Akebono, Sumo's first foreign-born grand champion, retired yesterday, ending a career which saw the former Hawaiian high-school basketball player not only excel in the sport but adapt to the ultra-conservative world of sumo.

The 31-year-old yokozuna, or grand champion, cited injuries, including knee and back problems. "Before, I would try to withstand the pain, but now it is unbearable even when not sumo wrestling," he said.

Akebono rose quickly through the ranks in an illustrious 13-year career, fighting with devastating pushes that took advantage of his 6ft 7in, 514lb frame to become the 64th yokozuna in 1993 in the shortest time.

The Hawaiian-born wrestler, whose name means "dawn" in Japanese, has 11 career championships under his belt, the last one last November when he took the Kyushu Grand Championship with a record of 14 wins and one loss. "I've lost the motivation to rise to the top again and my body will not move the way I want it to any longer," he said.

In sumo, it takes more than just the fighting in the ring to climb to the top, and it was no different for Akebono. Born Chad Rowan, he first knocked on the doors of his American stable-master Azumazeki when he was 18. He knew no Japanese, and had to adapt to the harsh, tradition-bound sumo world which repels many Japanese teenage aspirants and where seniority is paramount.

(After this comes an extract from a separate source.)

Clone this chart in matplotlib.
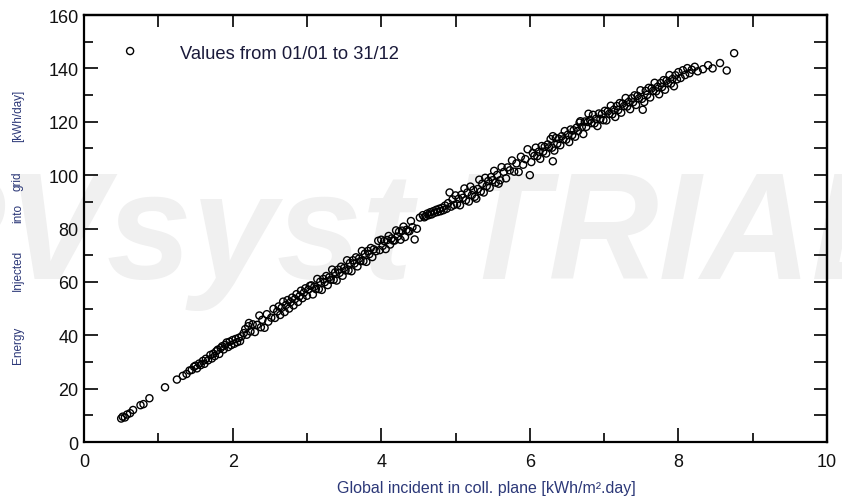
import matplotlib
matplotlib.use("Agg")
import matplotlib.pyplot as plt
from matplotlib.ticker import MultipleLocator

plt.rcParams["font.family"] = ["Liberation Sans", "DejaVu Sans"]

# daily values: global incident irradiation vs energy to grid
irrad = [
    0.50, 0.52, 0.55, 0.58, 0.62, 0.66, 0.76, 0.80, 0.88, 1.09, 1.25, 1.33,
    1.38, 1.42, 1.45, 1.48, 1.50, 1.52, 1.55, 1.57, 1.60, 1.62,
    1.64, 1.67, 1.70, 1.72, 1.74, 1.76, 1.78, 1.80, 1.82, 1.84,
    1.86, 1.88, 1.90, 1.92, 1.94, 1.96, 1.98, 2.00, 2.02, 2.04,
    2.06, 2.08, 2.10, 2.12, 2.15, 2.17, 2.19, 2.21, 2.22, 2.24,
    2.27, 2.30, 2.33, 2.36, 2.38, 2.40, 2.43, 2.46, 2.48, 2.52,
    2.55, 2.57, 2.60, 2.62, 2.64, 2.66, 2.68, 2.70, 2.72, 2.74,
    2.76, 2.78, 2.80, 2.82, 2.84, 2.86, 2.88, 2.90, 2.92, 2.94,
    2.96, 2.98, 3.00, 3.02, 3.04,
    3.06, 3.08, 3.10, 3.12, 3.14, 3.16, 3.18, 3.20, 3.22, 3.24,
    3.26, 3.28, 3.30, 3.32, 3.34, 3.36, 3.38, 3.40, 3.42, 3.44,
    3.46, 3.48, 3.50, 3.52, 3.54, 3.56, 3.58, 3.60, 3.62, 3.64,
    3.66, 3.68, 3.70, 3.72, 3.74, 3.76, 3.78, 3.80, 3.82, 3.84,
    3.86, 3.88, 3.90, 3.93, 3.96,
    3.98, 4.00, 4.02, 4.04, 4.06, 4.08, 4.10, 4.12, 4.14, 4.16,
    4.18, 4.20, 4.22, 4.24, 4.26, 4.28, 4.30, 4.32, 4.34, 4.36,
    4.38, 4.40, 4.42, 4.45, 4.48, 4.52, 4.56, 4.58, 4.60, 4.62,
    4.64, 4.66, 4.68, 4.70, 4.72, 4.74, 4.76, 4.78, 4.80, 4.82,
    4.84, 4.86, 4.88, 4.90, 4.92, 4.94, 4.96, 4.98,
    5.00, 5.02, 5.04, 5.06, 5.08, 5.10, 5.12, 5.14, 5.16, 5.18,
    5.20, 5.22, 5.24, 5.26, 5.28, 5.30, 5.32, 5.34, 5.36, 5.38,
    5.40, 5.42, 5.44, 5.46, 5.48, 5.50, 5.52, 5.54, 5.56, 5.58,
    5.60, 5.62, 5.65, 5.68, 5.70, 5.73, 5.76, 5.79, 5.82, 5.85,
    5.88, 5.91, 5.94, 5.97, 6.00,
    6.02, 6.04, 6.06, 6.08, 6.10, 6.12, 6.14, 6.16, 6.18, 6.20,
    6.22, 6.24, 6.26, 6.28, 6.30, 6.31, 6.33, 6.35, 6.37, 6.39,
    6.41, 6.43, 6.45, 6.47, 6.49, 6.51, 6.53, 6.55, 6.57, 6.59,
    6.61, 6.63, 6.65, 6.67, 6.68, 6.70, 6.72, 6.74, 6.76, 6.78,
    6.79, 6.81, 6.83, 6.85, 6.87, 6.89, 6.91, 6.93, 6.95, 6.97,
    6.99, 6.31,
    7.01, 7.03, 7.05, 7.07, 7.09, 7.11, 7.13, 7.15, 7.17, 7.19,
    7.21, 7.23, 7.25, 7.27, 7.29, 7.31, 7.33, 7.35, 7.37, 7.39,
    7.41, 7.43, 7.45, 7.47, 7.49, 7.51, 7.52, 7.54, 7.56, 7.58,
    7.60, 7.62, 7.64, 7.66, 7.68, 7.70, 7.72, 7.74, 7.76, 7.78,
    7.80, 7.82, 7.84, 7.86, 7.88, 7.90, 7.92, 7.94, 7.96, 7.98,
    8.00, 8.03, 8.06, 8.09, 8.12, 8.15, 8.18, 8.22, 8.26, 8.33,
    8.40, 8.46, 8.56, 8.65, 8.75,
]
e_grid = [
    8.8, 9.5, 9.2, 10.3, 10.8, 12.0, 13.8, 14.2, 16.4, 20.5, 23.4, 24.8,
    25.5, 26.8, 27.0, 28.2, 28.6, 27.6, 29.4, 28.8, 30.4, 29.3,
    31.2, 30.6, 32.6, 31.3, 33.1, 32.2, 34.0, 34.6, 33.0, 35.2,
    35.9, 34.7, 36.4, 37.3, 35.6, 37.6, 36.3, 38.2, 36.8, 38.6,
    37.4, 39.0, 37.8, 39.6, 40.8, 42.3, 40.2, 43.4, 44.6, 41.4,
    44.1, 41.2, 43.9, 47.4, 43.0, 45.8, 42.8, 47.9, 45.1, 46.6,
    49.9, 46.5, 48.9, 50.8, 47.6, 50.3, 52.6, 48.7, 51.4, 53.2,
    50.0, 52.4, 54.1, 51.2, 53.6, 55.4, 52.5, 54.6, 56.7, 53.9,
    56.0, 57.6, 54.8, 57.1, 58.5,
    58.7, 55.3, 58.2, 57.3, 61.1, 57.3, 60.1, 57.0, 61.1, 59.9,
    62.2, 58.8, 61.7, 60.8, 64.6, 60.8, 63.6, 60.5, 64.6, 63.4,
    65.7, 62.3, 65.2, 64.3, 68.1, 64.3, 67.1, 64.0, 68.1, 66.9,
    69.2, 65.8, 68.7, 67.8, 71.6, 67.8, 70.6, 67.5, 71.6, 70.4,
    72.7, 69.3, 72.2, 71.5, 75.4,
    71.9, 75.8, 73.5, 75.3, 72.3, 75.7, 77.2, 74.0, 76.3, 75.5,
    75.5, 79.3, 77.0, 78.8, 75.8, 79.2, 80.7, 76.8, 79.5, 79.0,
    79.0, 82.8, 80.5, 75.9, 79.9, 84.1, 85.0, 84.2, 84.6, 85.6,
    85.0, 86.1, 85.3, 86.5, 85.9, 87.0, 86.2, 87.4, 86.5, 87.8,
    86.9, 88.6, 87.4, 89.5, 93.5, 88.2, 90.9, 88.8,
    92.4, 89.2, 91.1, 88.7, 92.7, 91.5, 95.0, 90.6, 93.5, 90.1,
    95.7, 92.5, 94.4, 91.9, 91.2, 94.8, 98.3, 93.9, 96.8, 93.5,
    99.0, 95.9, 97.8, 95.3, 99.3, 98.1, 101.6, 97.2, 100.1, 96.8,
    98.1, 103.0, 101.2, 98.8, 102.9, 101.8, 105.5, 101.3, 104.4, 101.2,
    106.9, 103.9, 106.0, 109.7, 100.0,
    104.9, 108.3, 107.2, 110.3, 107.1, 108.8, 106.1, 110.9, 108.8, 110.6,
    108.1, 111.5, 110.4, 113.5, 110.3, 114.6, 109.2, 113.9, 111.8, 113.6,
    111.2, 114.6, 113.4, 116.5, 113.3, 115.1, 112.4, 117.1, 115.0, 116.8,
    114.4, 117.8, 116.6, 119.7, 120.2, 118.1, 115.4, 120.1, 118.1, 119.9,
    123.0, 120.7, 119.5, 122.6, 119.4, 121.1, 118.4, 123.1, 121.1, 122.9,
    120.6, 105.2,
    124.1, 120.5, 123.9, 123.0, 126.0, 122.8, 124.5, 121.8, 125.9, 124.4,
    127.0, 123.4, 126.8, 125.9, 128.9, 125.7, 127.4, 124.7, 128.8, 127.3,
    129.9, 126.3, 129.7, 128.8, 131.8, 128.6, 124.5, 127.4, 131.6, 130.1,
    132.7, 129.1, 132.5, 131.6, 134.6, 131.4, 133.1, 130.3, 134.5, 133.0,
    135.6, 132.0, 135.4, 134.5, 137.5, 134.3, 136.0, 133.3, 137.4, 135.9,
    138.6, 136.4, 139.3, 137.5, 140.1, 138.2, 139.5, 140.6, 138.9, 139.7,
    141.2, 140.0, 142.0, 139.2, 145.7,
]

x_ticks = [0, 2, 4, 6, 8, 10]
y_ticks = [0, 20, 40, 60, 80, 100, 120, 140, 160]
label_words = ["Energy", "Injected", "into", "grid", "[kWh/day]"]
legend_text = "Values from 01/01 to 31/12"

LABEL_COLOR = "#2c3878"

fig = plt.figure(figsize=(8.42, 5.02), dpi=100)
fig.patch.set_facecolor("white")

# trial watermark behind everything
fig.text(-0.115, 0.445, "PVsyst TRIAL", fontsize=110, fontweight="bold",
         style="italic", color="#f0f0f0", ha="left", va="baseline", zorder=-1)

ax = fig.add_axes([0.0998, 0.1175, 0.8824, 0.8506])
ax.patch.set_alpha(0)

ax.scatter(irrad, e_grid, s=26, facecolors="none", edgecolors="black",
           linewidths=1.0, zorder=3)

ax.set_xlim(0, 10)
ax.set_ylim(0, 160)
ax.set_xticks(x_ticks)
ax.set_yticks(y_ticks)
ax.xaxis.set_minor_locator(MultipleLocator(1))
ax.yaxis.set_minor_locator(MultipleLocator(10))
ax.tick_params(which="major", direction="in", length=10, width=1.2,
               labelsize=13, labelcolor="#111111")
ax.tick_params(which="minor", direction="in", length=6.5, width=1.2)
ax.tick_params(axis="x", which="major", pad=8)
ax.tick_params(axis="y", which="major", pad=4)
for sp in ax.spines.values():
    sp.set_linewidth(1.6)

# top and right ticks, all same length
top = ax.secondary_xaxis("top")
top.set_xticks(range(1, 10))
top.tick_params(direction="in", length=8.5, width=1.2, labeltop=False)
top.spines["top"].set_linewidth(1.6)
right = ax.secondary_yaxis("right")
right.set_yticks(range(10, 160, 10))
right.tick_params(direction="in", length=9.5, width=1.2, labelright=False)
right.spines["right"].set_linewidth(1.6)

fig.text(486 / 842, 1 - 489 / 502, "Global incident in coll. plane [kWh/m\u00b2.day]",
         fontsize=11.5, color=LABEL_COLOR, ha="center", va="center")

# y label is spread out word by word like the original
word_y = [345, 270, 213, 181, 116]
for w, py in zip(label_words, word_y):
    fig.text(18 / 842, 1 - py / 502, w, rotation=90, fontsize=8.5,
             color=LABEL_COLOR, ha="center", va="center")

# legend-like note
ax.scatter([0.62], [146.5], s=26, facecolors="none", edgecolors="black",
           linewidths=1.0, zorder=3)
ax.text(1.29, 145.4, legend_text, fontsize=13.2, color="#1a1a3a",
        ha="left", va="center")

fig.savefig("out.png", dpi=100)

For years, a foreigner holding the title of yokozuna was frowned upon, and another US-born wrestler had failed at breaking the barrier less than a year before Akebono did. The now-retired Konishiki, a fellow Hawaiian, appeared well placed to reach yokozuna in 1992 after several impressive displays. But elders vetoed his advancement, as they felt he lacked the hinkaku, or dignity, necessary for a grand champion.

Akebono will have the chance to become a stable-master, as he gained Japanese citizenship in 1996. If he had not naturalised, he would only have been able to remain with the sumo association for five years.

In place of Akebono will be Musashimaru, another US-born yokozuna, who has proven himself worthy of grand champion mantle by winning eight titles. He nearly won a tournament which ended on Sunday, but lost to Takanohana in a play-off.